Just as the election of Donald J. Trump could result in redirected energy policy in the U.S., 2017 elections in France and Germany could reshape plans for electricity infrastructure on the European continent. Also on both continents, some factors and trends will be out of elected officials’ control.
“Difficult to see. Always in motion is the future,” said Yoda to Luke Skywalker while he was undergoing Jedi training a long time ago, in a galaxy far, far away. But from our point of view, overlooking Europe’s energy landscape today, we can plainly see that national elections in 2017 will largely decide energy generation and environmental policies in France and Germany, which constitute the core of the European Union (EU). That said, there are so many renewables now online or in the pipeline that the energy matrix is being transformed regardless—as are old business and generation models.

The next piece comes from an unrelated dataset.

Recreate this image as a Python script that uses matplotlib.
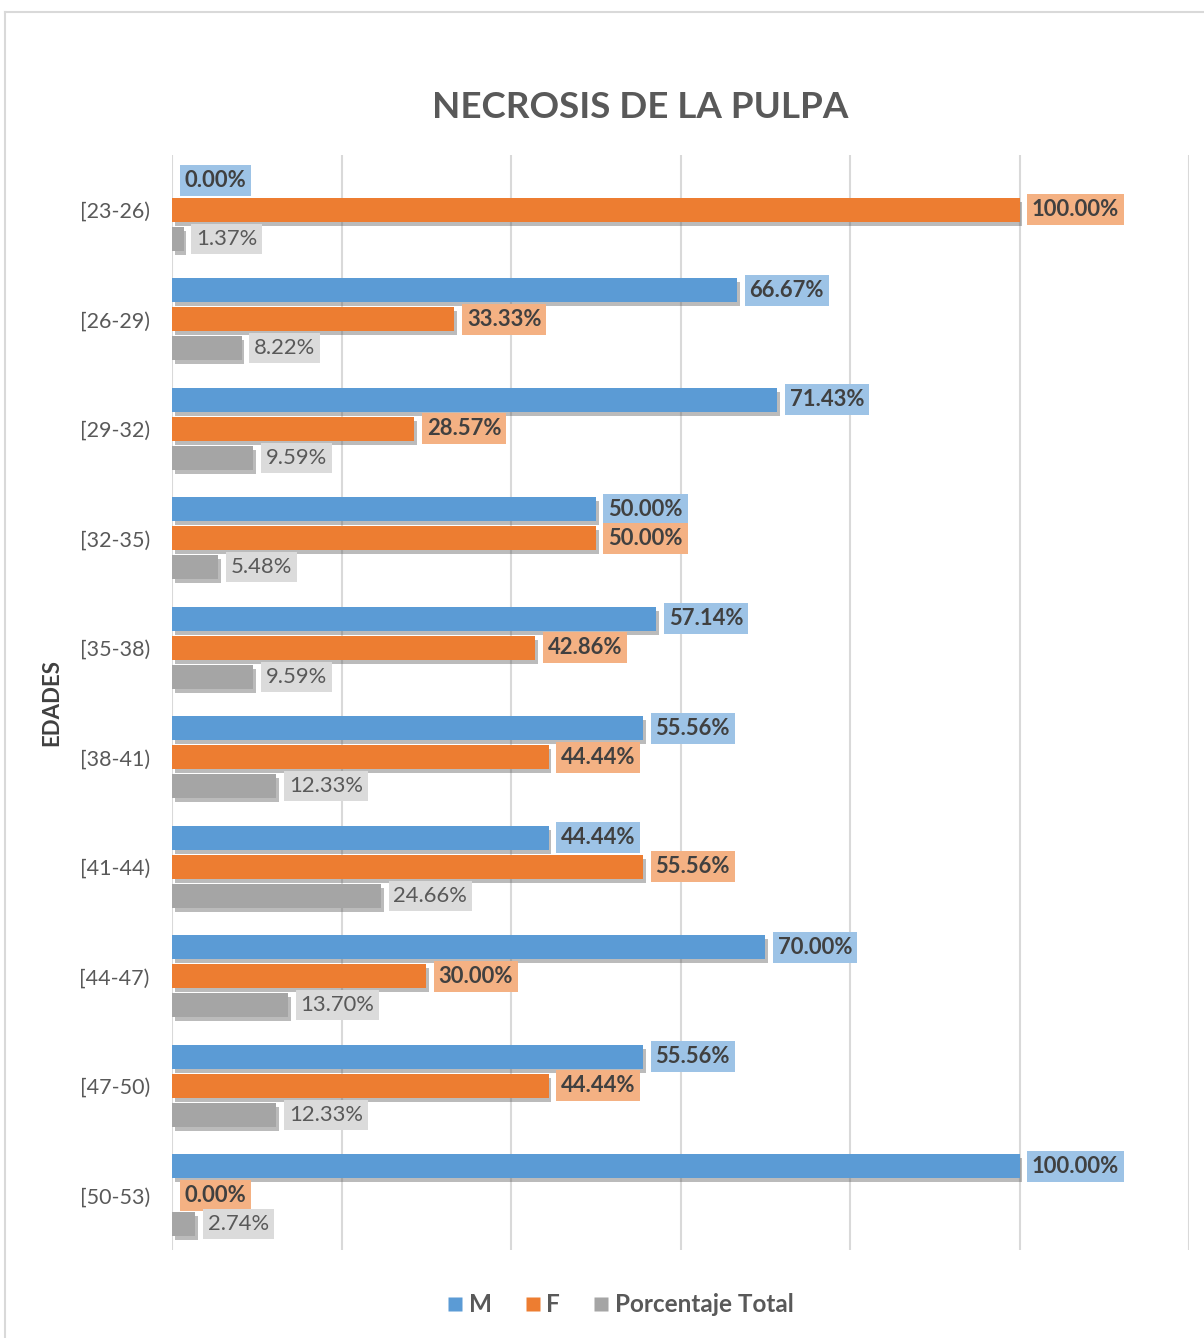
import matplotlib
matplotlib.use("Agg")
import matplotlib.pyplot as plt
import matplotlib.patheffects as pe
from matplotlib.lines import Line2D
import numpy as np

categories = ["[23-26)", "[26-29)", "[29-32)", "[32-35)", "[35-38)",
              "[38-41)", "[41-44)", "[44-47)", "[47-50)", "[50-53)"]
m_vals = [0.00, 66.67, 71.43, 50.00, 57.14, 55.56, 44.44, 70.00, 55.56, 100.00]
f_vals = [100.00, 33.33, 28.57, 50.00, 42.86, 44.44, 55.56, 30.00, 44.44, 0.00]
total_vals = [1.37, 8.22, 9.59, 5.48, 9.59, 12.33, 24.66, 13.70, 12.33, 2.74]
series_names = ["M", "F", "Porcentaje Total"]

plt.rcParams['font.family'] = ['Lato', 'DejaVu Sans']

fig = plt.figure(figsize=(12.04, 13.38), dpi=100)
ax = fig.add_axes([172/1204, 1-1250/1338, (1189-172)/1204, (1250-155)/1338])

colors = ["#5B9BD5", "#ED7D31", "#A5A5A5"]
label_bg = ["#9DC3E6", "#F4B183", "#DBDBDB"]
label_fc = ["#404040", "#404040", "#595959"]
label_fw = ["bold", "bold", "normal"]

y = np.arange(len(categories))
h = 0.22
off = 0.265
shadow = [pe.SimplePatchShadow(offset=(2, -3), shadow_rgbFace='#555555', alpha=0.4), pe.Normal()]

for k, vals in enumerate([m_vals, f_vals, total_vals]):
    ypos = y + (k - 1) * off
    bars = ax.barh(ypos, vals, height=h, color=colors[k], label=series_names[k], zorder=3)
    for b in bars:
        b.set_path_effects(shadow)
    for v, yy in zip(vals, ypos):
        ax.annotate(f"{v:.2f}%", xy=(v, yy), xytext=(9, 0), textcoords='offset points',
                    ha='left', va='center', fontsize=15.8, color=label_fc[k],
                    fontweight=label_fw[k], zorder=5,
                    bbox=dict(boxstyle='square,pad=0.22', fc=label_bg[k], ec='none'))

ax.set_xlim(0, 120)
ax.set_ylim(9.5, -0.5)
ax.set_xticks(np.arange(0, 121, 20))
ax.set_xticklabels([])
ax.tick_params(axis='x', length=0)
ax.grid(axis='x', color='#D9D9D9', linewidth=1.5, zorder=0)
ax.set_yticks(y)
ax.set_yticklabels(categories, fontsize=15.5, color='#595959')
ax.tick_params(axis='y', length=0, pad=16)
for s in ax.spines.values():
    s.set_visible(False)

ax.set_ylabel("EDADES", fontsize=16, fontweight='bold', color='#404040', labelpad=12)

fig.text(640/1204, 1-107/1338, "NECROSIS DE LA PULPA", ha='center', va='center',
         fontsize=26.5, fontweight='bold', color='#595959')

handles = [Line2D([0], [0], marker='s', linestyle='none', markersize=10,
                  markerfacecolor=c, markeredgecolor='none') for c in colors]
fig.legend(handles, series_names, loc='center', bbox_to_anchor=(617/1204, 1-1305/1338),
           ncol=3, frameon=False, handletextpad=-0.05, columnspacing=1.1, handlelength=1.2,
           labelcolor='#595959', prop={'weight': 'bold', 'size': 17.5})

# chart border
fig.add_artist(Line2D([5/1204, 5/1204], [0, 1-12/1338], color='#D9D9D9', lw=1.5))
fig.add_artist(Line2D([5/1204, 1], [1-12/1338, 1-12/1338], color='#D9D9D9', lw=1.5))

fig.savefig("out.png", dpi=100)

According to the U.S. Energy Information Administration (EIA), net European generation capacity likely increased by 7 GW in 2016. Fully 75% of this growth was forecast to come from expanding renewables. And while the rates of growth might fluctuate from nation to nation, the trend away from fossil fuels has to hold if the EU will meet both its emissions goals and its 27% renewable energy target by 2030. Germany, already in the pole position, will be moving toward 40% by then and, depending on how elections go in 2017, France might also be pushing 30% or more.

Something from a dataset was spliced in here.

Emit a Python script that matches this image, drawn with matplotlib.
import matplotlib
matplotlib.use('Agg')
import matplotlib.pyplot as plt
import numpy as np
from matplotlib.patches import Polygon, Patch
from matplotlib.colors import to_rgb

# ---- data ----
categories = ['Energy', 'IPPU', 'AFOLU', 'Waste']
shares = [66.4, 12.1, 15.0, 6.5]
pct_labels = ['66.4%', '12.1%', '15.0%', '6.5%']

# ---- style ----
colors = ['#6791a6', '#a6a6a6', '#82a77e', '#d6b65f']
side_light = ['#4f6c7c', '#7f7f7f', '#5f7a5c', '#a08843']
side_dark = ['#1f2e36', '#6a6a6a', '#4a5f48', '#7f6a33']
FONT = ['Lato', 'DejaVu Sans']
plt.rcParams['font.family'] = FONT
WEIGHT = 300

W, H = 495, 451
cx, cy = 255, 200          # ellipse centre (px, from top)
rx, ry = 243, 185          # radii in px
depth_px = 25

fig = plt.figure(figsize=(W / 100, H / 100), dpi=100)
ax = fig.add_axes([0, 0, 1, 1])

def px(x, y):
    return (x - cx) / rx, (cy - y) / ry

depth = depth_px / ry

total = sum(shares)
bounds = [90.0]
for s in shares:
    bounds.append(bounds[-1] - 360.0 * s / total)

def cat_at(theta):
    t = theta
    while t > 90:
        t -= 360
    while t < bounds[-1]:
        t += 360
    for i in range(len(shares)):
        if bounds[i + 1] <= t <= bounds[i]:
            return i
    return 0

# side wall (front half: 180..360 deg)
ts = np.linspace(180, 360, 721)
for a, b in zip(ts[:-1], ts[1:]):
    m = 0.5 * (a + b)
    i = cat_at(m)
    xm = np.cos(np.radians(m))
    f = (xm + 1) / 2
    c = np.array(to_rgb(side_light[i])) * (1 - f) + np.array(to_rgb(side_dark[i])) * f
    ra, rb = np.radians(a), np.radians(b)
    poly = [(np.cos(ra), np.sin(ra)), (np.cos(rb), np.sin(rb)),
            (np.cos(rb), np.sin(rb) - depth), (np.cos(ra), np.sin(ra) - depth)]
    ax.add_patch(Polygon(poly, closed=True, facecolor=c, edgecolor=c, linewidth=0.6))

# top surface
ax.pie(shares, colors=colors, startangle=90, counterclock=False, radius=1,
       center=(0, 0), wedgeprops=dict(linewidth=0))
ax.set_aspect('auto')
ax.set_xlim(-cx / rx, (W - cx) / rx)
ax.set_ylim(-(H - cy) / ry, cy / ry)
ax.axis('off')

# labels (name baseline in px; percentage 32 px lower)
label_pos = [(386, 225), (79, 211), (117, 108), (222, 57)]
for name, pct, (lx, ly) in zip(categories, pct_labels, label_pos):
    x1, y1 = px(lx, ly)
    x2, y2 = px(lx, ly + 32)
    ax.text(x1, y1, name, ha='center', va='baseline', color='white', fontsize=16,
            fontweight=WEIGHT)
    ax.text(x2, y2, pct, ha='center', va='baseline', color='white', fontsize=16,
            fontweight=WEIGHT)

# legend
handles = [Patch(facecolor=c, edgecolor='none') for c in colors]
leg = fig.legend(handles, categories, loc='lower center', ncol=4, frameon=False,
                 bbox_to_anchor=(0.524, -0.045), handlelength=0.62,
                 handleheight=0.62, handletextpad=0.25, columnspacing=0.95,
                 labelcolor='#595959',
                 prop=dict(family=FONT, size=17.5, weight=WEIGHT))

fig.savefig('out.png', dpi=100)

Caught up in the French and German political races are the futures of both nations’ nuclear and coal-burning fleets. Currently, France is committed to reducing dependence on nuclear to just 50% by 2025, down from today’s typical 75%. No other world power relies so heavily on nuclear—and France has long been a leader in nuclear technology internationally. But at the moment, with almost a third of its reactor fleet down and plagued with quality control issues (see “France’s Nuclear Storm: Many Power Plants Down Due to Quality Concerns” in the December issue), France is relying on coal, other fossil fuels, and expensive, imported power from Germany (Figure 1). That drives up emissions rates in both nations. Worse, as candidates in both nations debate policy ahead of elections, energy provider EDF, the French state-owned energy giant that produces the majority of the nation’s power, may literally be struggling to keep the lights on as voters go to the polls.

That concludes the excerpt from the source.